### [Data for the task]
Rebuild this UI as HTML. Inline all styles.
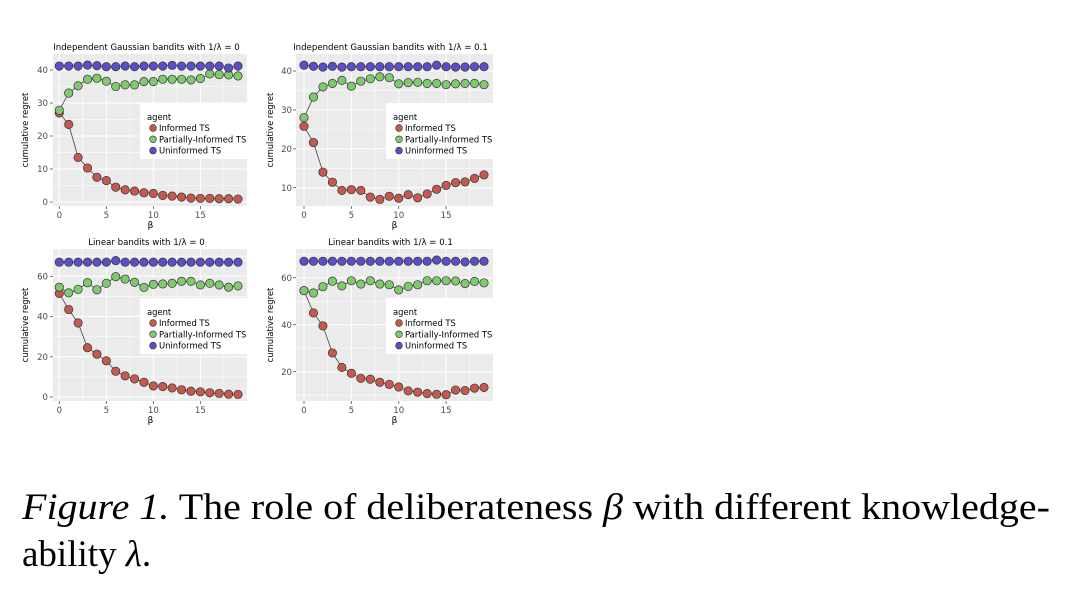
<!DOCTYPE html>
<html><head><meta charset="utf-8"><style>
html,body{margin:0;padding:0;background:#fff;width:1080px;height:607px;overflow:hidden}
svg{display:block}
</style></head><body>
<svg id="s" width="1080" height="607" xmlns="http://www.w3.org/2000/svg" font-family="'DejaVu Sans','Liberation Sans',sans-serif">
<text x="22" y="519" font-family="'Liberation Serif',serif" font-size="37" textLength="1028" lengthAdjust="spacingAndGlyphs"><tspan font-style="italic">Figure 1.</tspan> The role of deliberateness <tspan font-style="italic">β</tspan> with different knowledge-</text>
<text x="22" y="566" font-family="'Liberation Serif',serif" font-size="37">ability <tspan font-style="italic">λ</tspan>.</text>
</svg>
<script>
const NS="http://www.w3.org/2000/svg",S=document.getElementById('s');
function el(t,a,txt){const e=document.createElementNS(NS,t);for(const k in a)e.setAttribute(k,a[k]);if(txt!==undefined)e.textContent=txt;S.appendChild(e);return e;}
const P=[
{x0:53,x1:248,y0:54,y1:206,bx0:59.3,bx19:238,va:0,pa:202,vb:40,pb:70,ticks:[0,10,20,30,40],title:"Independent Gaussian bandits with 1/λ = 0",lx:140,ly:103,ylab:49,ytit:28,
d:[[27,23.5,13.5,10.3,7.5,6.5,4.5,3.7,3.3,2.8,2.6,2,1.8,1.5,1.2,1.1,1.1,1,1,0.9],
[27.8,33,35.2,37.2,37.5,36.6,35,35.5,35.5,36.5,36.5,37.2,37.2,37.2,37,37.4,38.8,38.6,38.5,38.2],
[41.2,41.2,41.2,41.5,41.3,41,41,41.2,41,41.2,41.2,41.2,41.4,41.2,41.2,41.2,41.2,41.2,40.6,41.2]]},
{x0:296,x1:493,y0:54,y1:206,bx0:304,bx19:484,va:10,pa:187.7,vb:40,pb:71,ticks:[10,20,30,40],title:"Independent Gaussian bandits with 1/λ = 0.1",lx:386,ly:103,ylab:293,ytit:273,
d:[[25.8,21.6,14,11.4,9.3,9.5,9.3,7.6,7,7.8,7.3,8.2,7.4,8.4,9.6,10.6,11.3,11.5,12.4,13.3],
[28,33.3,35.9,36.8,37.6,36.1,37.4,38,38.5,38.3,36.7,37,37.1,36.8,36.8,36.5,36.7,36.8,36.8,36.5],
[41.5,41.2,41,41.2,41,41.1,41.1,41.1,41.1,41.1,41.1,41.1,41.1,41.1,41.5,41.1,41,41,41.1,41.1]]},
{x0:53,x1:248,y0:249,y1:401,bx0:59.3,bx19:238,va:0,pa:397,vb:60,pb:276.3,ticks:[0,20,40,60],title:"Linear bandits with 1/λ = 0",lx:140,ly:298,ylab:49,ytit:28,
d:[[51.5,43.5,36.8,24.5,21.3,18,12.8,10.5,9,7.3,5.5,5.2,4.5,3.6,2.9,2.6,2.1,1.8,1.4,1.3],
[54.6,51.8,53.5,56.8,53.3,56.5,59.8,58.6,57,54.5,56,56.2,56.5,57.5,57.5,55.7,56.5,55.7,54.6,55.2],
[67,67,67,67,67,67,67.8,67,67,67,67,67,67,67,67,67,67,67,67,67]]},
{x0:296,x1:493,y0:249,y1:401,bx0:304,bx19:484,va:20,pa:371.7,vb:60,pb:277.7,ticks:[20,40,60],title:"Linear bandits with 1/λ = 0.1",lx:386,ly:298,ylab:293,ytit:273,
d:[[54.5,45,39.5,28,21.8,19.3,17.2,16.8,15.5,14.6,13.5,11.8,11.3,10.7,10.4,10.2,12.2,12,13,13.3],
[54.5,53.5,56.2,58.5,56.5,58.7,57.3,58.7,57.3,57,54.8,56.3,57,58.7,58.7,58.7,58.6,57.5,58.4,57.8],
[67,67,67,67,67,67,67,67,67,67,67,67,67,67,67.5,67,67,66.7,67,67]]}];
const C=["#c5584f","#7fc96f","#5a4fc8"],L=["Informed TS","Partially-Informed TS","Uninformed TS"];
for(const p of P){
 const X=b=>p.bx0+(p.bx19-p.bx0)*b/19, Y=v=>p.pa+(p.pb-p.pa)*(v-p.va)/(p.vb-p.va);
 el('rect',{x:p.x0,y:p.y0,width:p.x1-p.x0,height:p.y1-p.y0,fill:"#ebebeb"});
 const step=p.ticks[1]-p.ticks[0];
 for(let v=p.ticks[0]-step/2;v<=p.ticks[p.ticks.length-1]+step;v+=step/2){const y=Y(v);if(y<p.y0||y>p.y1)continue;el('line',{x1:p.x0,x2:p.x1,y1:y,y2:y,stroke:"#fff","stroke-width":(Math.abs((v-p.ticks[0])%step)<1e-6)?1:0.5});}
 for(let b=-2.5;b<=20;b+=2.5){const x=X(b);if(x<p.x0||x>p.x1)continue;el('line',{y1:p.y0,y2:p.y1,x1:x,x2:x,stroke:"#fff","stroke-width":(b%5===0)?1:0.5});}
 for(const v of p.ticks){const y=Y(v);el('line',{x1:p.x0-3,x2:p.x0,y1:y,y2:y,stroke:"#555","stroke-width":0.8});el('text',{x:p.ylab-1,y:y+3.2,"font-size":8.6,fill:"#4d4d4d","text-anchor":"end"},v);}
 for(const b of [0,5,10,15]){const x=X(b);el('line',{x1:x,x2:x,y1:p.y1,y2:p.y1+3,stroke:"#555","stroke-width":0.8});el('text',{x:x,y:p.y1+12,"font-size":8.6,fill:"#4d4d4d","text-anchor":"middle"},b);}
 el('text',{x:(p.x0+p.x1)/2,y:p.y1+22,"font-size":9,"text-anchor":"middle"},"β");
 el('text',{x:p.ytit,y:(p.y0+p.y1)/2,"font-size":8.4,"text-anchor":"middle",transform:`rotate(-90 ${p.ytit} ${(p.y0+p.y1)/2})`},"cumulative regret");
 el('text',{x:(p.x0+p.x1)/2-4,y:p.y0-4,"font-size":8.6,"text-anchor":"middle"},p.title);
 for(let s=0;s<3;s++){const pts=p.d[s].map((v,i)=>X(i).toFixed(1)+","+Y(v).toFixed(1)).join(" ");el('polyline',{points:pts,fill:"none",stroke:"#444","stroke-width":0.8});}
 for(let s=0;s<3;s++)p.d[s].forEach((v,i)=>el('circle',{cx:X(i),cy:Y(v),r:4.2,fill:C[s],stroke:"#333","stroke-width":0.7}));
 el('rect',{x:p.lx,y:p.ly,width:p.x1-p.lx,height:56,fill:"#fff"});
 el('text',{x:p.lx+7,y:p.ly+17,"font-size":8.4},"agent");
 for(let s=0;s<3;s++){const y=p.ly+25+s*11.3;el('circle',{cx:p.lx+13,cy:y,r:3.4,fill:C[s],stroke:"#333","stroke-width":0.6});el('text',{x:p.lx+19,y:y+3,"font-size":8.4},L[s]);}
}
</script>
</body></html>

...

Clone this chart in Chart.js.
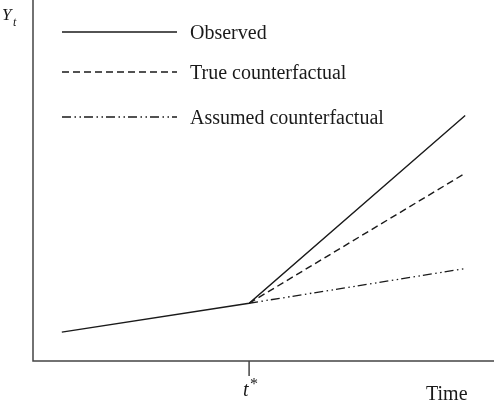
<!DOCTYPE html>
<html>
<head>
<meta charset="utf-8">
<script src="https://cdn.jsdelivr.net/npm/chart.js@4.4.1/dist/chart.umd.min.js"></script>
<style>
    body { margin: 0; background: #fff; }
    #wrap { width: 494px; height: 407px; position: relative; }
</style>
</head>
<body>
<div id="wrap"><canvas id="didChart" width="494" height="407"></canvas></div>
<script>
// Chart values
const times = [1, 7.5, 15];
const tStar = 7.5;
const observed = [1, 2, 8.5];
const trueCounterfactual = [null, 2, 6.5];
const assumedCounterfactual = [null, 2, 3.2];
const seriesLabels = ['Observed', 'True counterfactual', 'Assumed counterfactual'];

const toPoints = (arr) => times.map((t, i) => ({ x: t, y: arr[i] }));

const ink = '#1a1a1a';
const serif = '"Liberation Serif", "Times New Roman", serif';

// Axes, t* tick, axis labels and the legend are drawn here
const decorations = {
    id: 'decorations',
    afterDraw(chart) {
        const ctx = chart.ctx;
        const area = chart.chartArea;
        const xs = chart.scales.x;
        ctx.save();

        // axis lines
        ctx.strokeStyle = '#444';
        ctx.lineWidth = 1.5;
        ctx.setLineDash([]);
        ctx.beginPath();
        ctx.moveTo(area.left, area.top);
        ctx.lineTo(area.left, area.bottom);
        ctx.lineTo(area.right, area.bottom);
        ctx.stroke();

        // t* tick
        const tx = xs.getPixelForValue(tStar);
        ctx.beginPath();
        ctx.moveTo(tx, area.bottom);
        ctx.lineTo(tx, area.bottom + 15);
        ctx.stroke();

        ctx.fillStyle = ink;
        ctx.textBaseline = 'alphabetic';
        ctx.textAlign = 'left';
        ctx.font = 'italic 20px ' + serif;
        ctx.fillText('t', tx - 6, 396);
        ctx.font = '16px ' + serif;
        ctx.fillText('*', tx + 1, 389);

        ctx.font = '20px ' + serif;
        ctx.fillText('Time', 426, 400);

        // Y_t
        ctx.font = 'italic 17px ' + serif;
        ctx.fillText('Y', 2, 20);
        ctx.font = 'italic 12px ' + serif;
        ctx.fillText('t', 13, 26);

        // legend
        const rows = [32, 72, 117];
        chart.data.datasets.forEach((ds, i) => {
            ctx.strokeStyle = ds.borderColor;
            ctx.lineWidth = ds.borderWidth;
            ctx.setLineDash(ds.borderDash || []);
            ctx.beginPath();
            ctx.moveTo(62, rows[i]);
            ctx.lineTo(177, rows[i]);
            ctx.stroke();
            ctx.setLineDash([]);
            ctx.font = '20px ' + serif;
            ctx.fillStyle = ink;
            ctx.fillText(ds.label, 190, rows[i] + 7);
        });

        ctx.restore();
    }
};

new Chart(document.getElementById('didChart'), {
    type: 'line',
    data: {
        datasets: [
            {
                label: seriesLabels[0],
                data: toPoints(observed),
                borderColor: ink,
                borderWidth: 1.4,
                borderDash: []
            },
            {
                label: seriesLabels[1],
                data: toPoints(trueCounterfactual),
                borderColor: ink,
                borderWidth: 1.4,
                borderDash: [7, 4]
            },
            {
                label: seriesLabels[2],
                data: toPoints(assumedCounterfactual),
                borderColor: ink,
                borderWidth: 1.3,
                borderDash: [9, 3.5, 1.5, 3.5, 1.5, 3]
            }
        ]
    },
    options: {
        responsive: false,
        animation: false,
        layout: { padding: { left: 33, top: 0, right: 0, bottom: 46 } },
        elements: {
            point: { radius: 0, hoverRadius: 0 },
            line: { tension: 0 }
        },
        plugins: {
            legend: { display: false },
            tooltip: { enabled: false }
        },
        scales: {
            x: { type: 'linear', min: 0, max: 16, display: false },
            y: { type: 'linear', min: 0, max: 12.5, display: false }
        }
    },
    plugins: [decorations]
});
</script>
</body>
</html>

==

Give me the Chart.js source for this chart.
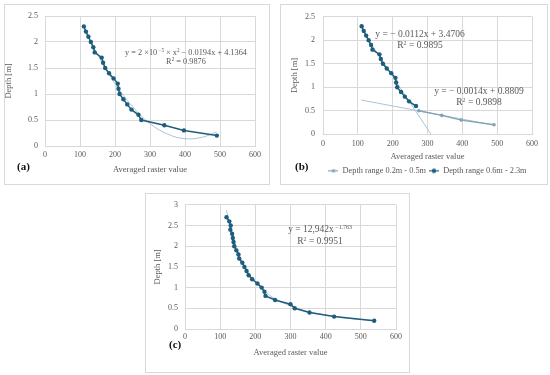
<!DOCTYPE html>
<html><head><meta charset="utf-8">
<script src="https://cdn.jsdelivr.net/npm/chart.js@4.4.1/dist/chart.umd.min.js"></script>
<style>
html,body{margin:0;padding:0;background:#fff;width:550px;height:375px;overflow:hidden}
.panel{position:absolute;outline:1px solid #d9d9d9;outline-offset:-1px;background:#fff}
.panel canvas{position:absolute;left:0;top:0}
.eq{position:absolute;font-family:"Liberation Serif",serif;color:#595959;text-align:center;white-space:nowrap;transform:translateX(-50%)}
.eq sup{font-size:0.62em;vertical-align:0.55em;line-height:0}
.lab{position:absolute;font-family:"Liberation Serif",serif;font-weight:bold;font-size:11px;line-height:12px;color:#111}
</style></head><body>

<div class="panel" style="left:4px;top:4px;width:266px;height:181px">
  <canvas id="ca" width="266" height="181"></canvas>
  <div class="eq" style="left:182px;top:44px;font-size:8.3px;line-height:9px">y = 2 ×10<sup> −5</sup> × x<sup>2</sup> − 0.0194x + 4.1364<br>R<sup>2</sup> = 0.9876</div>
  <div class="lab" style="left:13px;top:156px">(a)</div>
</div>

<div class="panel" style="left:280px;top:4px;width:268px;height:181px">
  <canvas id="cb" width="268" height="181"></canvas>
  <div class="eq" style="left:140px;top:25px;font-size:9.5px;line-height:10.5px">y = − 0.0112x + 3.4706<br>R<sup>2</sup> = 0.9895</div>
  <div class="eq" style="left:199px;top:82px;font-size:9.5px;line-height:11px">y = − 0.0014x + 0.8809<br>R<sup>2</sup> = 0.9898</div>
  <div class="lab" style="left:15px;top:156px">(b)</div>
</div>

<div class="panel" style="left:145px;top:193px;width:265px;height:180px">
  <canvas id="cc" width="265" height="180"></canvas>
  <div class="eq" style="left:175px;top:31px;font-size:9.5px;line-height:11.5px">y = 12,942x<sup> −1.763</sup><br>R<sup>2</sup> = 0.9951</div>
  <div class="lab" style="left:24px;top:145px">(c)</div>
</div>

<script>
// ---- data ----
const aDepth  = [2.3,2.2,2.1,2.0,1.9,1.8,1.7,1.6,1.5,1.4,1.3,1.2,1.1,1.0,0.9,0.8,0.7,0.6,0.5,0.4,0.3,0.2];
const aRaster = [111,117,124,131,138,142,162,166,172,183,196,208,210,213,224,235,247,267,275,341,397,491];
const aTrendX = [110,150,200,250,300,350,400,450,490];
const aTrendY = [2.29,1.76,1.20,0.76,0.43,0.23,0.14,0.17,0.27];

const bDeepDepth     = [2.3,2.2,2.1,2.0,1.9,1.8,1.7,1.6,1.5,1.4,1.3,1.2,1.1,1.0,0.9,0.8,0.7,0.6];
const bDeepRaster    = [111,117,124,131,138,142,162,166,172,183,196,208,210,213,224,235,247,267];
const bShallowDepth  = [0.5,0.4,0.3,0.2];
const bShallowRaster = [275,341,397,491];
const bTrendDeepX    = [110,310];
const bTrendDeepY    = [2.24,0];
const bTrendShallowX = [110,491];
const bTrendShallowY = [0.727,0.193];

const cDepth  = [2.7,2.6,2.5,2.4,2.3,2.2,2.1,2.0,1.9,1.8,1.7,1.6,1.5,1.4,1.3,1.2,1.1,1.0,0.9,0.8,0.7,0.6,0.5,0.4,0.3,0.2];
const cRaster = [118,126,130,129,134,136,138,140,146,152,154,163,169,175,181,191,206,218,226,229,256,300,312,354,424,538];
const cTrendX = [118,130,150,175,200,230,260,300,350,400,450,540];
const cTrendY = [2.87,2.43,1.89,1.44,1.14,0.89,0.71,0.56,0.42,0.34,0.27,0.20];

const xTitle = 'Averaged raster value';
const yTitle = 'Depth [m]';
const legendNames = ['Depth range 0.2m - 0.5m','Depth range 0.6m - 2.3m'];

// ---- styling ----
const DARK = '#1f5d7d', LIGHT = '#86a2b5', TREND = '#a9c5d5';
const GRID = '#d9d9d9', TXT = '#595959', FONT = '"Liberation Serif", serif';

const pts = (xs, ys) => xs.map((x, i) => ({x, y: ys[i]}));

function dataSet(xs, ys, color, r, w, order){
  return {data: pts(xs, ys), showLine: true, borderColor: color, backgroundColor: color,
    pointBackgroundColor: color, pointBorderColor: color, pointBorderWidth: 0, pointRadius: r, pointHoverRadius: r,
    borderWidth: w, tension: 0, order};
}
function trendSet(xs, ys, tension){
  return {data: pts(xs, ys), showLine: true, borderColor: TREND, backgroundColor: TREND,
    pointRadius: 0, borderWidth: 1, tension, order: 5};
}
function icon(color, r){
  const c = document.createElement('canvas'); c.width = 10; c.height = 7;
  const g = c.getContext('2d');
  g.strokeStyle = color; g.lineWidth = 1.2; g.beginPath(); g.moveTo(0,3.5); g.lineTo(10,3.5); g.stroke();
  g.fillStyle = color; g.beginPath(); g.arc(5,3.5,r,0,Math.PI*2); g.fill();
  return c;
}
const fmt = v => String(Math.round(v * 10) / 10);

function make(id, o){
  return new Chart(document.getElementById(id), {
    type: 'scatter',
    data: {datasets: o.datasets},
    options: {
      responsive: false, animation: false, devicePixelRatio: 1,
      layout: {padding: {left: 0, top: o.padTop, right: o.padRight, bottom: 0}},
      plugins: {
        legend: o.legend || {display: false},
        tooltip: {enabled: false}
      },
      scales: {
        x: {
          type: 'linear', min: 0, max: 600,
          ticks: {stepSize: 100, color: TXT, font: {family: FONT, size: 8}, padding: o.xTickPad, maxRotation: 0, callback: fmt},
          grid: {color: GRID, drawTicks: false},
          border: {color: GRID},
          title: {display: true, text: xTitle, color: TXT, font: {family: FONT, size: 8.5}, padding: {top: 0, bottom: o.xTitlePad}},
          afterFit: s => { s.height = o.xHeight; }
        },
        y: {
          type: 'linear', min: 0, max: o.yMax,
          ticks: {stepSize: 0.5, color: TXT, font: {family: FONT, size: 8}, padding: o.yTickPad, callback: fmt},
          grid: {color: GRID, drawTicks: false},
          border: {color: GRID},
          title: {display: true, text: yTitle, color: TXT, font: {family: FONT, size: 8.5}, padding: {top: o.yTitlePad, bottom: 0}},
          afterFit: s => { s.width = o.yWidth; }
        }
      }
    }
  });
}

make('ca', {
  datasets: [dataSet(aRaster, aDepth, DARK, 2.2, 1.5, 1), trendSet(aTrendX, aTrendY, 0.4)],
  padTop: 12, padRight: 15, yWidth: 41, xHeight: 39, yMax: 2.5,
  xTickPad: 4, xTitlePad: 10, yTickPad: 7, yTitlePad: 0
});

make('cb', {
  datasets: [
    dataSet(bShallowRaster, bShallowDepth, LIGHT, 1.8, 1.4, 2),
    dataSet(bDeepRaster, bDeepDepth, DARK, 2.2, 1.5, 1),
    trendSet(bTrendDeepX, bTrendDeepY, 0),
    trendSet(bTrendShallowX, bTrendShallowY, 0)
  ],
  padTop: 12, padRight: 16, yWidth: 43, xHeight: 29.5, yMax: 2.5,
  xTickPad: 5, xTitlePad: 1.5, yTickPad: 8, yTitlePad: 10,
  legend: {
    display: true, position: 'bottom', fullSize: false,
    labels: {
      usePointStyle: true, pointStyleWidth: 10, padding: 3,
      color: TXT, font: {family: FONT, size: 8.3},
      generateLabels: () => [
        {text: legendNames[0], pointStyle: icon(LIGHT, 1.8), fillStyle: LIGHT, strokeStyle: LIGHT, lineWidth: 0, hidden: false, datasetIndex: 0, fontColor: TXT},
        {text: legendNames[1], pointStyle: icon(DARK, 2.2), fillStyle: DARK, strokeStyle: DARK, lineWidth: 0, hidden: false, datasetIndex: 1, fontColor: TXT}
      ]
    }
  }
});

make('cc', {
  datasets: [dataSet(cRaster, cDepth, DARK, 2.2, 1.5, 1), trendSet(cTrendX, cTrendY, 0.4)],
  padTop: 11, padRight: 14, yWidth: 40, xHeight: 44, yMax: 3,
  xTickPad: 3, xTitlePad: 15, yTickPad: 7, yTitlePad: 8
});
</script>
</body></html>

### [What is needed]
Transcribe, leaving out pictures, each line from the one containing "Clone this chart in Chart.js." through the one containing "ctx.fillText('t', 13, 26);".

### [Worked solution]
Clone this chart in Chart.js.
<!DOCTYPE html>
<html>
<head>
<meta charset="utf-8">
<script src="https://cdn.jsdelivr.net/npm/chart.js@4.4.1/dist/chart.umd.min.js"></script>
<style>
    body { margin: 0; background: #fff; }
    #wrap { width: 494px; height: 407px; position: relative; }
</style>
</head>
<body>
<div id="wrap"><canvas id="didChart" width="494" height="407"></canvas></div>
<script>
// Chart values
const times = [1, 7.5, 15];
const tStar = 7.5;
const observed = [1, 2, 8.5];
const trueCounterfactual = [null, 2, 6.5];
const assumedCounterfactual = [null, 2, 3.2];
const seriesLabels = ['Observed', 'True counterfactual', 'Assumed counterfactual'];

const toPoints = (arr) => times.map((t, i) => ({ x: t, y: arr[i] }));

const ink = '#1a1a1a';
const serif = '"Liberation Serif", "Times New Roman", serif';

// Axes, t* tick, axis labels and the legend are drawn here
const decorations = {
    id: 'decorations',
    afterDraw(chart) {
        const ctx = chart.ctx;
        const area = chart.chartArea;
        const xs = chart.scales.x;
        ctx.save();

        // axis lines
        ctx.strokeStyle = '#444';
        ctx.lineWidth = 1.5;
        ctx.setLineDash([]);
        ctx.beginPath();
        ctx.moveTo(area.left, area.top);
        ctx.lineTo(area.left, area.bottom);
        ctx.lineTo(area.right, area.bottom);
        ctx.stroke();

        // t* tick
        const tx = xs.getPixelForValue(tStar);
        ctx.beginPath();
        ctx.moveTo(tx, area.bottom);
        ctx.lineTo(tx, area.bottom + 15);
        ctx.stroke();

        ctx.fillStyle = ink;
        ctx.textBaseline = 'alphabetic';
        ctx.textAlign = 'left';
        ctx.font = 'italic 20px ' + serif;
        ctx.fillText('t', tx - 6, 396);
        ctx.font = '16px ' + serif;
        ctx.fillText('*', tx + 1, 389);

        ctx.font = '20px ' + serif;
        ctx.fillText('Time', 426, 400);

        // Y_t
        ctx.font = 'italic 17px ' + serif;
        ctx.fillText('Y', 2, 20);
        ctx.font = 'italic 12px ' + serif;
        ctx.fillText('t', 13, 26);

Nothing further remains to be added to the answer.